### What the task requires
Pick out the lines in the listing below that contain the word "this" and copy them.

### Supplied records
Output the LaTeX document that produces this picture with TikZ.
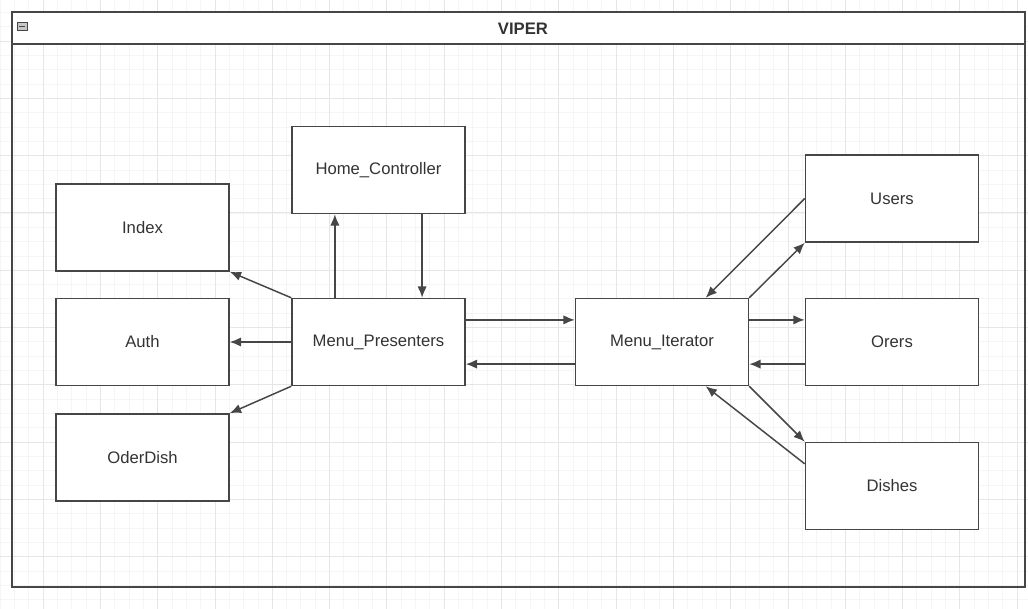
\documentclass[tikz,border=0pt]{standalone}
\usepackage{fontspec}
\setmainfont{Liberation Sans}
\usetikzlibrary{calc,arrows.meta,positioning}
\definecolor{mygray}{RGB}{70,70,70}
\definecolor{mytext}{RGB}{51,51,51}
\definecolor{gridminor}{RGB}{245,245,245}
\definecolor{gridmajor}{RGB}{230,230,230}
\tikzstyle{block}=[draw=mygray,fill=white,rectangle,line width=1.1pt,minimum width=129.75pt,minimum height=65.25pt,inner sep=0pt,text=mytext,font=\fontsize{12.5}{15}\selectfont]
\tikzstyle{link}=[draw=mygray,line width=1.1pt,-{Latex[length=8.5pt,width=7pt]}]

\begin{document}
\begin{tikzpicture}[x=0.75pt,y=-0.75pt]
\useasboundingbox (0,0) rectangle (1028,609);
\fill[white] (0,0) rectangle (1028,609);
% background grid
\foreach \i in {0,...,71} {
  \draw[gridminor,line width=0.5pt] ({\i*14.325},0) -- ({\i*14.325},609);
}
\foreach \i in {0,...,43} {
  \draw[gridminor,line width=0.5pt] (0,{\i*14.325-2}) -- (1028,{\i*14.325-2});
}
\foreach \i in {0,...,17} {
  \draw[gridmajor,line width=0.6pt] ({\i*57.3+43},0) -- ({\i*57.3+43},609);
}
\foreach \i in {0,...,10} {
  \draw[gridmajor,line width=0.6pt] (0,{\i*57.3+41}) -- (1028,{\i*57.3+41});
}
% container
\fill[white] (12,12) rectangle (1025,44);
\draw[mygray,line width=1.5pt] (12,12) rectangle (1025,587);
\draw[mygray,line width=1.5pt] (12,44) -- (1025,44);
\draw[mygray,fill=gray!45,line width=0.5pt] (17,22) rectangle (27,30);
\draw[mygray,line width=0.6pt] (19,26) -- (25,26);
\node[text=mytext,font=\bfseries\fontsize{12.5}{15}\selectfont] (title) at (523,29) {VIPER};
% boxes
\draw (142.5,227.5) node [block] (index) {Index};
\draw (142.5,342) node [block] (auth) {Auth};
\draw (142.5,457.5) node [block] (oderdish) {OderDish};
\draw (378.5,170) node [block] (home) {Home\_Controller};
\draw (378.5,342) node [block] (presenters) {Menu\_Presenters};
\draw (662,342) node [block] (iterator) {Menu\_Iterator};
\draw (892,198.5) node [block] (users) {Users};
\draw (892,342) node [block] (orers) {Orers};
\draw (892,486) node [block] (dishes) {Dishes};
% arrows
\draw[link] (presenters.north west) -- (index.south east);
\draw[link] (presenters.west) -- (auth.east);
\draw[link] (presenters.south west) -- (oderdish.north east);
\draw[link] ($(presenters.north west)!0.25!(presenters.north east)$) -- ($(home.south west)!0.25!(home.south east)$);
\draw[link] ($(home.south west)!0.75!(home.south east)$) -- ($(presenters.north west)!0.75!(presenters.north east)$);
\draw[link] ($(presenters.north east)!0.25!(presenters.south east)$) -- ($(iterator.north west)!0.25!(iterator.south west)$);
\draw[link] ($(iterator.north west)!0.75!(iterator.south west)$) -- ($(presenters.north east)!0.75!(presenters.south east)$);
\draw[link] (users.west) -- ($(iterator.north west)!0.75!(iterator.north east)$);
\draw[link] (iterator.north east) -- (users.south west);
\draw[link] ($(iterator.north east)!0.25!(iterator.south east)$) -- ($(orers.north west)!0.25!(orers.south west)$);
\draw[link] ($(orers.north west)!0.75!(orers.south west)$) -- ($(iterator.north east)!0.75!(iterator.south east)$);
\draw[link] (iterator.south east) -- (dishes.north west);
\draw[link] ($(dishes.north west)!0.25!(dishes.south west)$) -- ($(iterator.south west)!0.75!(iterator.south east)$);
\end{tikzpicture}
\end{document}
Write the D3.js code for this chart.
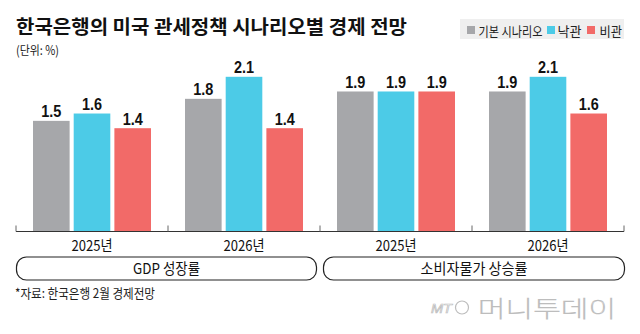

### Worked solution
Output the LaTeX document that produces this picture with TikZ.
Write the D3.js code for this chart.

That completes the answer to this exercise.